Tax Laws Are Written For Everyone...But Only If You Know About Them

I had a fantastic vacation last week, but the absolute highlight was when a dear friend called to tell me how much money he is saving on his taxes this year because of an investment that he made in a multifamily syndication.  This is the same friend who months earlier, when he was signing the documents told me, "you know Holly....I'm only doing this because it's you right? I trust you, but this just sounds like it's either illegal or a scam." I simply smiled, because over the last five years I've heard it over and over. My financial advisor even added that he thought I was making a "big mistake" when I moved money out of the stock market and into my first private multifamily syndication.


The pure joy that I experience when people I care about lives begin to change is why I left my 30-year career, and why I choose to spend my days helping people learn what the very rich already know: That the tax code was written for them, that private investments often can dramatically decrease tax liabilities, but you don't have access to them unless you are one of them.
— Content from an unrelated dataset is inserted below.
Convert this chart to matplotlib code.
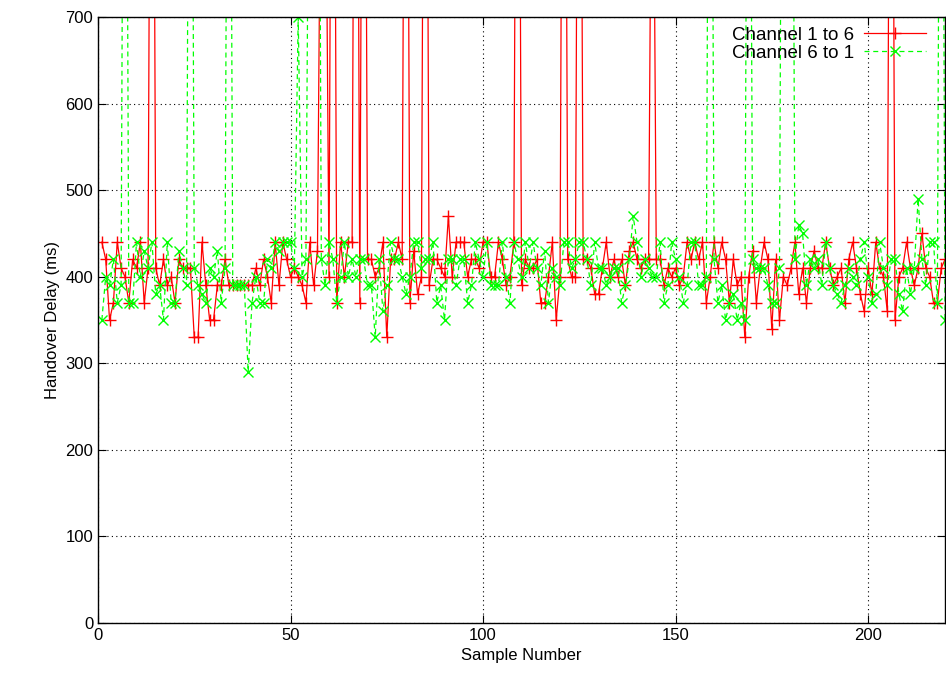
import numpy as np
import matplotlib
matplotlib.use("Agg")
import matplotlib.pyplot as plt

# handover delay per sample (ms), values above 700 run off the top of the plot
samples = np.arange(1, 221)

ch_1_to_6 = [
    440, 420, 350, 370, 440, 410, 400, 370, 420, 410,
    440, 370, 410, 1500, 410, 390, 420, 390, 400, 370,
    420, 410, 410, 410, 330, 330, 440, 390, 350, 350,
    390, 390, 420, 390, 390, 390, 390, 390, 390, 390,
    410, 390, 420, 400, 370, 440, 390, 440, 420, 400,
    410, 400, 390, 370, 440, 390, 430, 1000, 1000, 400,
    1500, 370, 440, 400, 440, 440, 1500, 370, 1500, 420,
    420, 400, 410, 440, 330, 420, 420, 440, 420, 1500,
    370, 430, 380, 400, 1500, 390, 420, 420, 410, 400,
    470, 400, 440, 440, 440, 400, 420, 420, 410, 440,
    440, 400, 400, 440, 420, 390, 400, 440, 1500, 390,
    420, 410, 410, 420, 370, 370, 400, 440, 350, 400,
    1500, 420, 400, 400, 1500, 420, 420, 410, 380, 380,
    410, 440, 400, 420, 400, 420, 390, 430, 440, 420,
    410, 420, 420, 1100, 420, 420, 390, 410, 400, 410,
    390, 400, 440, 420, 440, 420, 440, 370, 400, 440,
    410, 440, 420, 370, 420, 390, 400, 330, 400, 430,
    370, 410, 440, 420, 340, 420, 350, 400, 390, 410,
    440, 380, 410, 370, 410, 430, 410, 410, 440, 410,
    390, 400, 410, 370, 420, 440, 410, 380, 360, 410,
    380, 440, 410, 400, 360, 1500, 350, 400, 410, 440,
    410, 390, 410, 450, 410, 400, 370, 370, 410, 420,
]

ch_6_to_1 = [
    350, 400, 390, 420, 370, 390, 1500, 370, 370, 440,
    400, 430, 410, 440, 380, 390, 350, 440, 370, 370,
    430, 410, 390, 1500, 410, 390, 380, 370, 410, 400,
    430, 370, 410, 1500, 390, 390, 390, 390, 290, 370,
    400, 370, 370, 420, 410, 440, 430, 440, 440, 440,
    410, 700, 400, 420, 1100, 1500, 1500, 420, 390, 440,
    420, 370, 400, 440, 400, 420, 400, 420, 420, 390,
    390, 330, 420, 360, 390, 440, 420, 420, 400, 380,
    400, 440, 440, 410, 420, 420, 440, 370, 390, 350,
    420, 420, 390, 420, 420, 370, 390, 440, 420, 400,
    440, 390, 390, 390, 440, 400, 370, 440, 420, 400,
    440, 410, 440, 410, 390, 430, 370, 410, 400, 390,
    440, 440, 410, 420, 440, 440, 420, 390, 440, 410,
    410, 390, 400, 410, 410, 370, 390, 420, 470, 440,
    400, 420, 410, 400, 400, 440, 370, 390, 440, 420,
    400, 370, 390, 440, 440, 390, 390, 400, 1500, 420,
    370, 390, 350, 370, 380, 350, 370, 350, 1500, 420,
    410, 410, 410, 390, 370, 370, 410, 1500, 1500, 1500,
    420, 460, 450, 390, 420, 410, 420, 390, 440, 410,
    390, 380, 370, 390, 410, 400, 390, 420, 440, 400,
    370, 380, 440, 410, 390, 420, 420, 380, 360, 410,
    380, 410, 490, 420, 390, 440, 440, 370, 1500, 350,
]

plt.rcParams['font.family'] = ['Liberation Sans', 'DejaVu Sans']

fig = plt.figure(figsize=(9.46, 6.86), dpi=100)
ax = fig.add_axes([0.1036, 0.092, 0.8954, 0.883])

ax.plot(samples, ch_1_to_6, color='#ff0000', linewidth=0.9, marker='+',
        markersize=9, markeredgewidth=1.0, label='Channel 1 to 6')
ax.plot(samples, ch_6_to_1, color='#00ff00', linewidth=0.9, linestyle=(0, (4, 3)),
        marker='x', markersize=7, markeredgewidth=1.0, label='Channel 6 to 1')

ax.set_xlim(0, 220)
ax.set_ylim(0, 700)
ax.set_xticks([0, 50, 100, 150, 200])
ax.set_yticks(range(0, 701, 100))
ax.grid(True, color='black', linestyle=(0, (1, 3)), linewidth=0.8)
ax.tick_params(direction='in', top=True, right=True, labelsize=12, length=6)
for s in ax.spines.values():
    s.set_linewidth(1.0)

ax.set_xlabel('Sample Number', fontsize=12)
ax.set_ylabel('Handover Delay (ms)', fontsize=12)

ax.legend(loc='upper right', bbox_to_anchor=(0.988, 1.0), frameon=False,
          markerfirst=False, fontsize=13.5, handlelength=3.3, handletextpad=0.5,
          borderaxespad=0.3, borderpad=0.2, labelspacing=0.05)

fig.savefig('out.png', dpi=100)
I'm determined to educate and open the door into the club, so that my friends and family can keep more of their hard-earned money.

I’m not a tax professional, but here is why tax time gets better for me each year:

  • Every syndication I invest in takes place within a single-purpose LLC. That is, an entity that is created within which we are all owners, and we buy an apartment community together.
  • We are PASSIVE investors/owners of that apartment community.
  • That entity earns income, but it also generates capital expenses, depreciation, etc. that can offset that income.
  • Because of the way our tax code is written, even though there are cash distributions, and even though the asset is appreciating and net operating income is rising, the expenses and depreciation that is happening within the LLC almost always results in a tremendous passive loss.
  • Because we are passive investors, passive losses always offset passive gains.

What that means to me as an investor, is that instead of making $8,000 on a $100,000 investment, my tax document that I file, (issued by the LLC entity called a K-1), shows that I LOST way more than $8,000. Therefore, I have $8,000 in my pocket that I don’t pay taxes on. PLUS, my $100,000 investment continues to grow. When the asset is sold, I may have to "recapture" those taxes, but there are often other ways to continue to defer them. 


Contrast that with the stock market where I have to SELL THE ASSET to make any money at all, and then PAY CAPITAL GAINS immediately on the profits. Couple that with the minimal risk inherent in a class B multifamily apartment community vs the risk in the market, and you can quickly understand how my life has changed.